Figure scripts:
start

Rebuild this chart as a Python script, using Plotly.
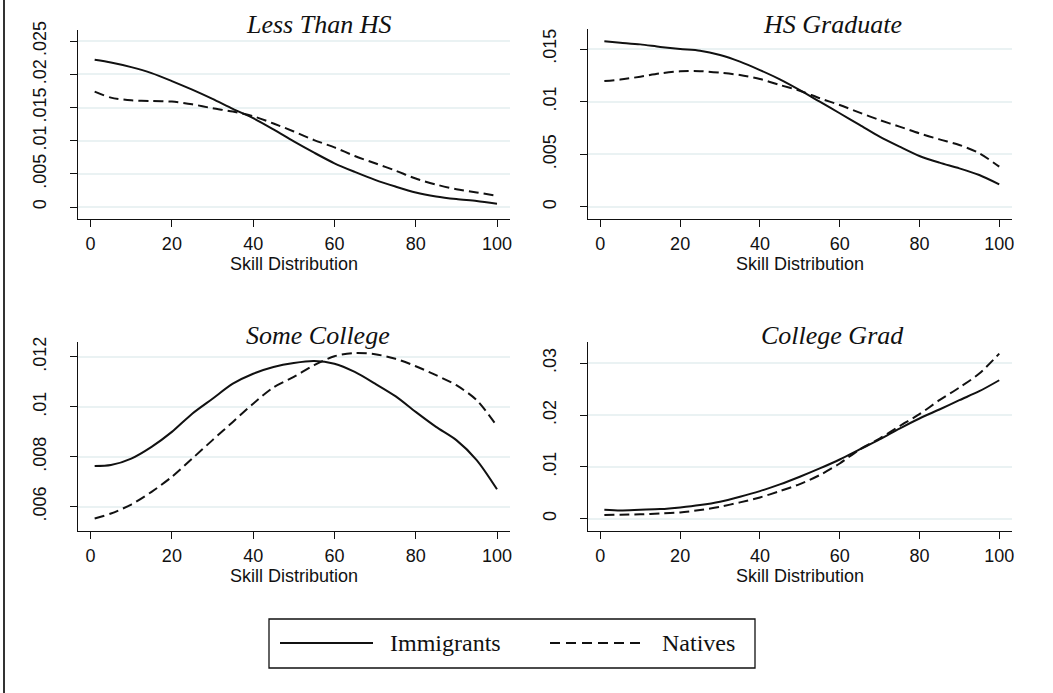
import plotly.graph_objects as go

# ---------------- data ----------------
skill = [1, 5, 10, 15, 20, 25, 30, 35, 40, 45, 50, 55, 60, 65, 70, 75, 80, 85, 90, 95, 100]

panel_titles = ["Less Than HS", "HS Graduate", "Some College", "College Grad"]

imm_less_hs = [.0222, .0218, .0211, .0202, .0190, .0177, .0163, .0148, .0134, .0117, .0099,
               .0082, .0066, .0053, .0041, .0031, .0022, .0016, .0012, .0009, .0005]
nat_less_hs = [.0174, .0165, .0161, .0160, .0159, .0155, .0149, .0144, .0137, .0126, .0114,
               .0101, .0090, .0077, .0066, .0055, .0043, .0034, .0027, .0022, .0017]

imm_hs_grad = [.01573, .0156, .01544, .0152, .0150, .01484, .01443, .0138, .0130, .01212, .0111,
               .0100, .0089, .0078, .00668, .00573, .00484, .00421, .00367, .00304, .00215]
nat_hs_grad = [.01196, .0121, .01237, .01269, .01288, .0129, .01275, .01253, .01215, .01158, .01104,
               .01032, .00968, .00896, .00826, .00763, .00699, .00642, .00589, .0051, .00383]

imm_some_col = [.00763, .00767, .00793, .0084, .0090, .00973, .01033, .01093, .01133, .01160, .01176,
                .01184, .01173, .0114, .01093, .01043, .0098, .0092, .00867, .00787, .0067]
nat_some_col = [.00553, .00573, .00609, .0066, .0072, .00793, .00867, .0094, .01013, .01078, .0112,
                .01167, .01203, .01216, .01211, .01193, .01163, .01127, .01087, .01027, .00923]

imm_col_grad = [.00173, .0016, .00173, .00186, .00218, .00263, .00328, .00424, .00533, .00662, .0081,
                .0097, .01143, .01336, .01529, .0174, .01934, .02107, .02287, .0246, .02672]
nat_col_grad = [.0007, .00077, .00084, .00103, .00122, .00167, .00231, .00315, .00411, .00533, .00668,
                .00842, .01066, .01336, .01548, .01786, .02017, .02287, .02531, .02801, .03186]

x_ticks = [0, 20, 40, 60, 80, 100]
y_tickvals = [
    [0, .005, .01, .015, .02, .025],
    [0, .005, .01, .015],
    [.006, .008, .01, .012],
    [0, .01, .02, .03],
]
y_ticktext = [
    ["0", ".005", ".01", ".015", ".02", ".025"],
    ["0", ".005", ".01", ".015"],
    [".006", ".008", ".01", ".012"],
    ["0", ".01", ".02", ".03"],
]
y_ranges = [[-0.0018, 0.0267], [-0.00114, 0.0169], [0.00503, 0.0126], [-0.00237, 0.0341]]
x_range = [-3.1, 103.2]

series_names = ["Immigrants", "Natives"]
immigrants = [imm_less_hs, imm_hs_grad, imm_some_col, imm_col_grad]
natives = [nat_less_hs, nat_hs_grad, nat_some_col, nat_col_grad]

# ---------------- layout geometry (pixels) ----------------
W, H = 1053, 693
boxes = [  # left, right, top, bottom
    (78, 510, 30, 219),
    (588, 1012, 29, 219),
    (78, 510, 342, 531),
    (588, 1012, 342, 531),
]
title_centers = [(318, 24), (832, 24), (318, 335), (832, 335)]

SANS = "Arial, 'Liberation Sans', sans-serif"
SERIF = "'Times New Roman', 'Liberation Serif', serif"
GRID = "#eaf2f3"
INK = "#111111"

fig = go.Figure()
layout = dict(
    width=W, height=H, margin=dict(l=0, r=0, t=0, b=0, autoexpand=False),
    paper_bgcolor="white", plot_bgcolor="white", showlegend=False,
    font=dict(family=SANS, size=18, color=INK),
)

annotations = []
shapes = []
for i in range(4):
    l, r, t, b = boxes[i]
    xa = "xaxis" if i == 0 else f"xaxis{i+1}"
    ya = "yaxis" if i == 0 else f"yaxis{i+1}"
    xref = "x" if i == 0 else f"x{i+1}"
    yref = "y" if i == 0 else f"y{i+1}"
    layout[xa] = dict(
        domain=[l / W, r / W], range=x_range, anchor=yref, automargin=False,
        tickvals=x_ticks, ticks="outside", ticklen=7, tickwidth=1.3, tickcolor=INK,
        showline=True, linecolor=INK, linewidth=1.3, showgrid=False, zeroline=False,
        tickfont=dict(family=SANS, size=18, color=INK),
        ticklabelstandoff=1,
        title=dict(text="Skill Distribution", font=dict(family=SANS, size=18, color=INK), standoff=0),
    )
    layout[ya] = dict(
        domain=[1 - b / H, 1 - t / H], range=y_ranges[i], anchor=xref, automargin=False,
        tickvals=y_tickvals[i], ticktext=y_ticktext[i], tickangle=-90,
        ticks="outside", ticklen=7, tickwidth=1.3, tickcolor=INK,
        showline=True, linecolor=INK, linewidth=1.3,
        showgrid=True, gridcolor=GRID, gridwidth=1.5, zeroline=False,
        tickfont=dict(family=SANS, size=18, color=INK),
        ticklabelstandoff=17,
    )
    fig.add_trace(go.Scatter(x=skill, y=immigrants[i], mode="lines", name=series_names[0],
                             line=dict(color=INK, width=2, shape="spline", smoothing=0.8),
                             xaxis=xref, yaxis=yref))
    fig.add_trace(go.Scatter(x=skill, y=natives[i], mode="lines", name=series_names[1],
                             line=dict(color=INK, width=2, dash="10px,5px", shape="spline", smoothing=0.8),
                             xaxis=xref, yaxis=yref))
    cx, cy = title_centers[i]
    annotations.append(dict(
        text=f"<i>{panel_titles[i]}</i>", x=cx / W, y=1 - cy / H, xref="paper", yref="paper",
        xanchor="center", yanchor="middle", showarrow=False,
        font=dict(family=SERIF, size=26, color=INK),
    ))

# legend box (custom, Stata-like)
lg_l, lg_r, lg_t, lg_b = 269, 755, 619, 668
lg_y = 1 - 643 / H
shapes.append(dict(type="rect", xref="paper", yref="paper",
                   x0=lg_l / W, x1=lg_r / W, y0=1 - lg_b / H, y1=1 - lg_t / H,
                   line=dict(color=INK, width=1.3), fillcolor="white"))
shapes.append(dict(type="line", xref="paper", yref="paper", x0=280 / W, x1=373 / W, y0=lg_y, y1=lg_y,
                   line=dict(color=INK, width=2)))
shapes.append(dict(type="line", xref="paper", yref="paper", x0=550 / W, x1=643 / W, y0=lg_y, y1=lg_y,
                   line=dict(color=INK, width=2, dash="10px,6px")))
annotations.append(dict(text=series_names[0], x=388 / W, y=lg_y, xref="paper", yref="paper",
                        xanchor="left", yanchor="middle", showarrow=False,
                        font=dict(family=SERIF, size=24, color=INK)))
annotations.append(dict(text=series_names[1], x=660 / W, y=lg_y, xref="paper", yref="paper",
                        xanchor="left", yanchor="middle", showarrow=False,
                        font=dict(family=SERIF, size=24, color=INK)))
# left frame edge
shapes.append(dict(type="line", xref="paper", yref="paper", x0=4 / W, x1=4 / W, y0=0, y1=1,
                   line=dict(color="#333333", width=2)))

layout["annotations"] = annotations
layout["shapes"] = shapes
fig.update_layout(**layout)
fig.write_html("out.html", config={"displayModeBar": False},
               post_script="document.body.style.margin='0';document.body.style.padding='0';")
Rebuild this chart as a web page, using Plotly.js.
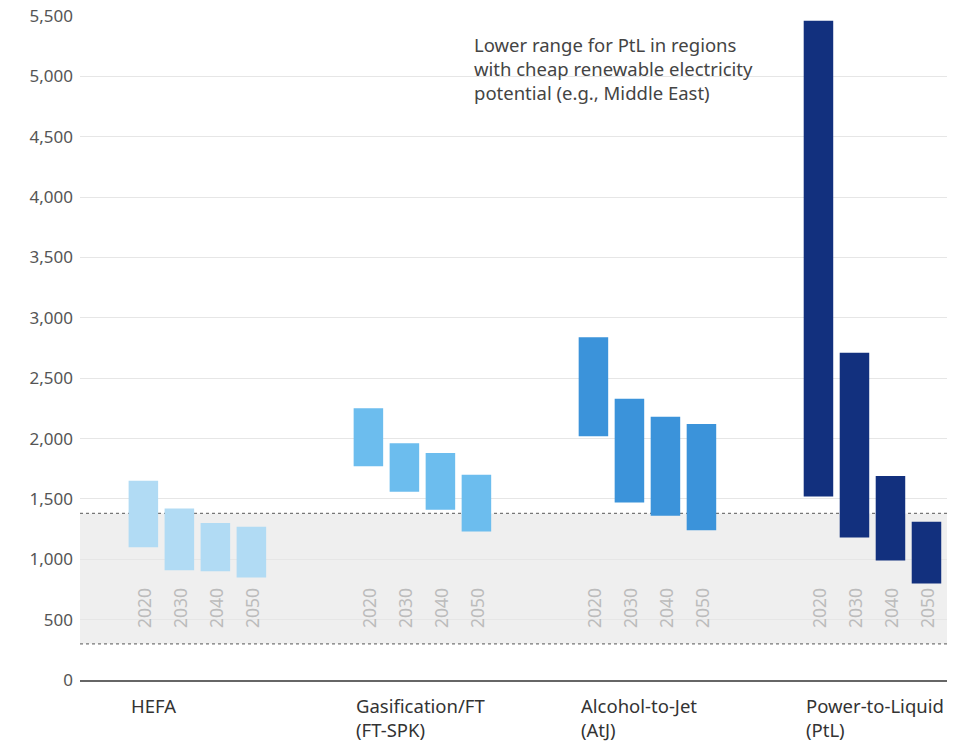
<!DOCTYPE html>
<html>
<head>
<meta charset="utf-8">
<script src="https://cdn.plot.ly/plotly-3.0.1.min.js"></script>
<style>html,body{margin:0;padding:0;background:#fff;}#chart{width:979px;height:744px;}</style>
</head>
<body>
<div id="chart"></div>
<script>
// ---- data ----
const categories = ['HEFA', 'Gasification/FT<br>(FT-SPK)', 'Alcohol-to-Jet<br>(AtJ)', 'Power-to-Liquid<br>(PtL)'];
const years = ['2020', '2030', '2040', '2050'];
const hefaLow  = [1100, 910, 900, 850];
const hefaHigh = [1650, 1420, 1300, 1270];
const gasLow   = [1770, 1560, 1410, 1230];
const gasHigh  = [2250, 1960, 1880, 1700];
const atjLow   = [2020, 1470, 1360, 1240];
const atjHigh  = [2840, 2330, 2180, 2120];
const ptlLow   = [1520, 1180, 990, 800];
const ptlHigh  = [5460, 2710, 1690, 1310];
const bandLow = 300;
const bandHigh = 1380;
const yTicks = [0, 500, 1000, 1500, 2000, 2500, 3000, 3500, 4000, 4500, 5000, 5500];
const noteText = 'Lower range for PtL in regions<br>with cheap renewable electricity<br>potential (e.g., Middle East)';

// ---- styling ----
const FONT = 'Noto Sans, Open Sans, sans-serif';
const colors = ['#b1dbf4', '#6cbdee', '#3b93da', '#12307e'];
const groupStep = 6.25;
const barWidth = 0.82;
const lows = [hefaLow, gasLow, atjLow, ptlLow];
const highs = [hefaHigh, gasHigh, atjHigh, ptlHigh];

const traces = [];
const annotations = [];
categories.forEach((cat, g) => {
  const xs = years.map((y, j) => g * groupStep + j);
  traces.push({
    type: 'bar',
    x: xs,
    base: lows[g],
    y: highs[g].map((h, j) => h - lows[g][j]),
    width: barWidth,
    marker: {color: colors[g], line: {width: 0}},
    name: cat,
    hoverinfo: 'skip',
    showlegend: false
  });
  years.forEach((yr, j) => {
    annotations.push({
      x: xs[j], y: 600, xref: 'x', yref: 'y',
      text: yr, showarrow: false, textangle: -90,
      font: {family: FONT, size: 17.5, color: '#bcbcbc'},
      xanchor: 'center', yanchor: 'middle'
    });
  });
  annotations.push({
    x: xs[0] - barWidth / 2, y: 0, xref: 'x', yref: 'y',
    text: cat, showarrow: false, align: 'left',
    xanchor: 'left', yanchor: 'top', yshift: -11,
    font: {family: FONT, size: 18.5, color: '#333'}
  });
});

annotations.push({
  x: 0.452, y: 0.979, xref: 'paper', yref: 'paper',
  text: noteText, showarrow: false, align: 'left',
  xanchor: 'left', yanchor: 'top',
  font: {family: FONT, size: 18.5, color: '#444'}
});

const shapes = [
  {type: 'rect', xref: 'paper', yref: 'y', x0: 0, x1: 1, y0: bandLow, y1: bandHigh,
   fillcolor: '#efefef', line: {width: 0}, layer: 'between'},
  {type: 'line', xref: 'paper', yref: 'y', x0: 0, x1: 1, y0: bandHigh, y1: bandHigh,
   line: {color: '#777', width: 1.2, dash: '3px,3px'}, layer: 'between'},
  {type: 'line', xref: 'paper', yref: 'y', x0: 0, x1: 1, y0: bandLow, y1: bandLow,
   line: {color: '#777', width: 1.2, dash: '3px,3px'}, layer: 'between'}
];

const layout = {
  width: 979, height: 744,
  margin: {l: 80, r: 32, t: 16, b: 64},
  paper_bgcolor: '#fff', plot_bgcolor: '#fff',
  font: {family: FONT, color: '#555'},
  barmode: 'overlay',
  xaxis: {
    range: [-1.76, 22.32], showgrid: false, zeroline: false,
    showticklabels: false, ticks: '',
    showline: true, linecolor: '#666', linewidth: 1.5, fixedrange: true
  },
  yaxis: {
    range: [0, 5500], tickvals: yTicks, tickformat: ',',
    showgrid: true, gridcolor: '#e6e6e6', gridwidth: 1,
    zeroline: false, showline: false, ticks: '',
    ticklabelstandoff: 6,
    tickfont: {family: FONT, size: 17, color: '#555'},
    fixedrange: true
  },
  shapes: shapes,
  annotations: annotations
};

Plotly.newPlot('chart', traces, layout, {displayModeBar: false, staticPlot: true});
</script>
</body>
</html>
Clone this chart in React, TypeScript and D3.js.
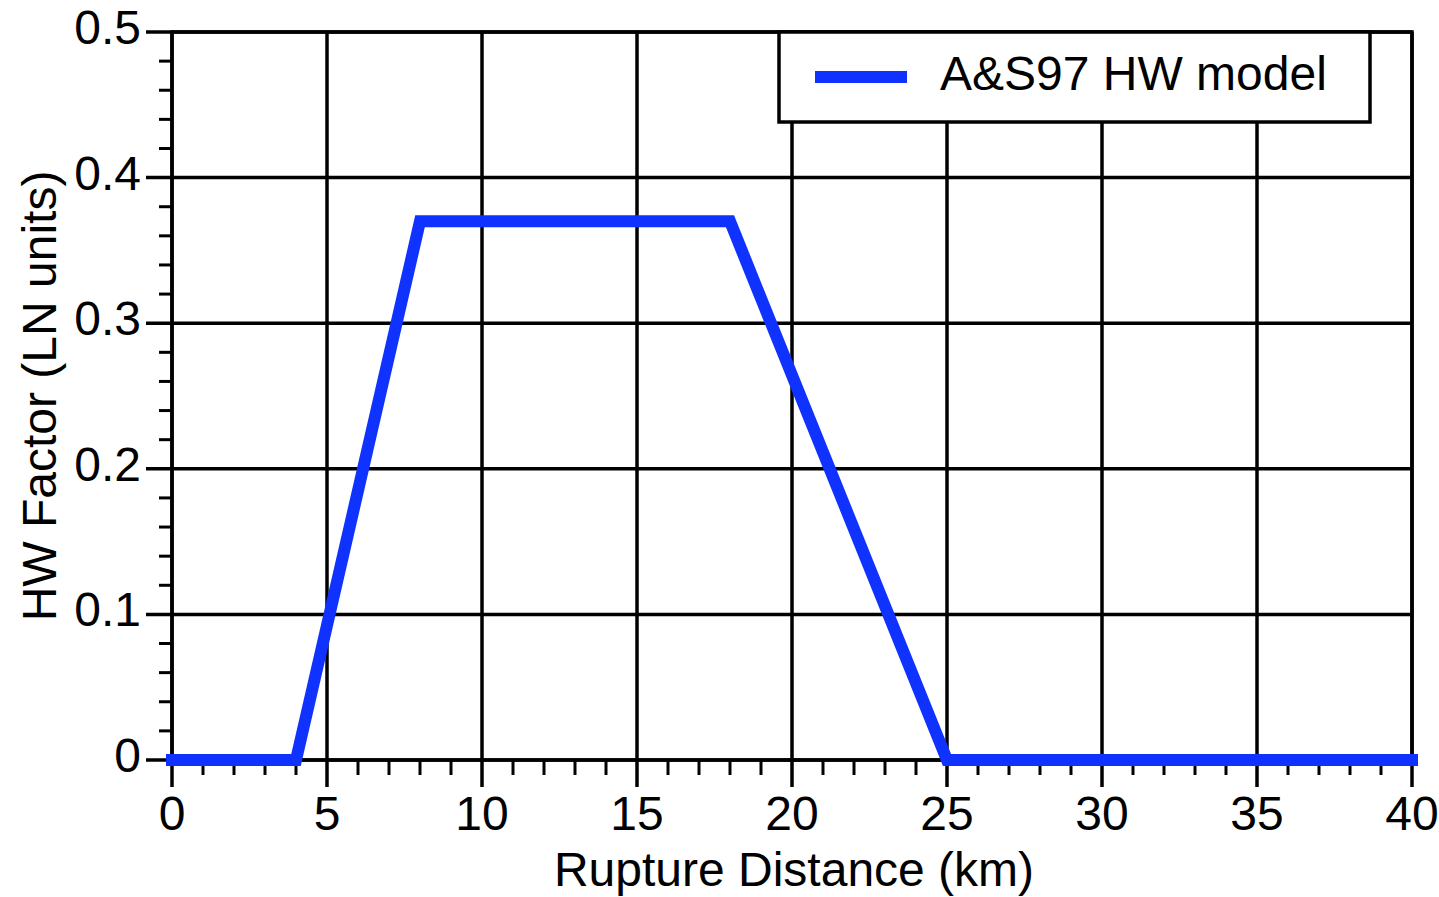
import React from "react";
import * as d3 from "d3";

const distances = [0, 4, 8, 18, 25, 40];
const hwFactor = [0, 0, 0.37, 0.37, 0, 0];
const xTicks = [0, 5, 10, 15, 20, 25, 30, 35, 40];
const yTicks = [0, 0.1, 0.2, 0.3, 0.4, 0.5];
const yTickLabels = ["0", "0.1", "0.2", "0.3", "0.4", "0.5"];
const seriesName = "A&S97 HW model";
const xTitle = "Rupture Distance (km)";
const yTitle = "HW Factor (LN units)";

export default function App() {
  const W = 1439, H = 897;
  const left = 172, right = 1412, top = 32, bottom = 760;
  const x = d3.scaleLinear().domain([0, 40]).range([left, right]);
  const y = d3.scaleLinear().domain([0, 0.5]).range([bottom, top]);
  const xMinor = d3.range(0, 41, 1).filter((v) => v % 5 !== 0);
  const yMinor = d3.range(0, 51, 2).map((v) => v / 100).filter((v) => Math.round(v * 100) % 10 !== 0);
  const pts = distances.map((d, i) => [d, hwFactor[i]] as [number, number]);
  const line = d3.line<[number, number]>().x((d) => x(d[0])).y((d) => y(d[1]));
  const font = "Liberation Sans, Arial, Helvetica, sans-serif";
  const fs = 48;
  return (
    <svg width={W} height={H} style={{ position: "absolute", left: 0, top: 0, background: "#fff" }}>
      <rect width={W} height={H} fill="#fff" />
      {xTicks.map((t) => (
        <line key={"gx" + t} x1={x(t)} x2={x(t)} y1={top} y2={bottom + 27} stroke="#000" strokeWidth={3.5} />
      ))}
      {yTicks.map((t) => (
        <line key={"gy" + t} x1={left - 26} x2={right} y1={y(t)} y2={y(t)} stroke="#000" strokeWidth={3.5} />
      ))}
      {xMinor.map((t) => (
        <line key={"mx" + t} x1={x(t)} x2={x(t)} y1={bottom} y2={bottom + 15} stroke="#000" strokeWidth={3} />
      ))}
      {yMinor.map((t) => (
        <line key={"my" + t} x1={left - 13} x2={left} y1={y(t)} y2={y(t)} stroke="#000" strokeWidth={3} />
      ))}
      <rect x={left} y={top} width={right - left} height={bottom - top} fill="none" stroke="#000" strokeWidth={3.5} />
      <path d={line(pts) || ""} fill="none" stroke="#0f32ff" strokeWidth={12} strokeLinecap="square" strokeLinejoin="miter" />
      {xTicks.map((t) => (
        <text key={"lx" + t} x={x(t)} y={830} textAnchor="middle" fontFamily={font} fontSize={fs} fill="#000">
          {t}
        </text>
      ))}
      {yTicks.map((t, i) => (
        <text key={"ly" + t} x={141} y={y(t) + 12} textAnchor="end" fontFamily={font} fontSize={fs} fill="#000">
          {yTickLabels[i]}
        </text>
      ))}
      <text x={(left + right) / 2 + 2} y={886} textAnchor="middle" fontFamily={font} fontSize={fs} fill="#000">
        {xTitle}
      </text>
      <text transform={`translate(56,${(top + bottom) / 2}) rotate(-90)`} textAnchor="middle" fontFamily={font} fontSize={fs} fill="#000">
        {yTitle}
      </text>
      <rect x={779} y={top} width={591} height={90} fill="#fff" stroke="#000" strokeWidth={3.5} />
      <line x1={815} x2={907} y1={77} y2={77} stroke="#0f32ff" strokeWidth={12} />
      <text x={940} y={90} fontFamily={font} fontSize={fs} fill="#000">
        {seriesName}
      </text>
    </svg>
  );
}
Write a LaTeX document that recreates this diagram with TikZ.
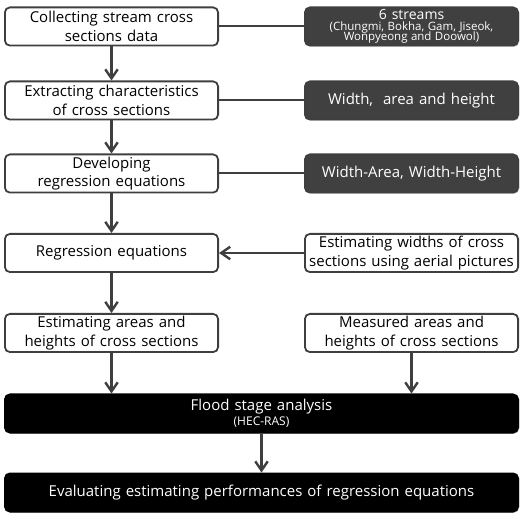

end

Task to carry out: Up to and including the line with "90, 95, 100]", copy the data above from its first line. Skip pictures.

The response:
Rebuild this chart as a Python script, using Plotly.
import plotly.graph_objects as go

# ---------------- data ----------------
skill = [1, 5, 10, 15, 20, 25, 30, 35, 40, 45, 50, 55, 60, 65, 70, 75, 80, 85, 90, 95, 100]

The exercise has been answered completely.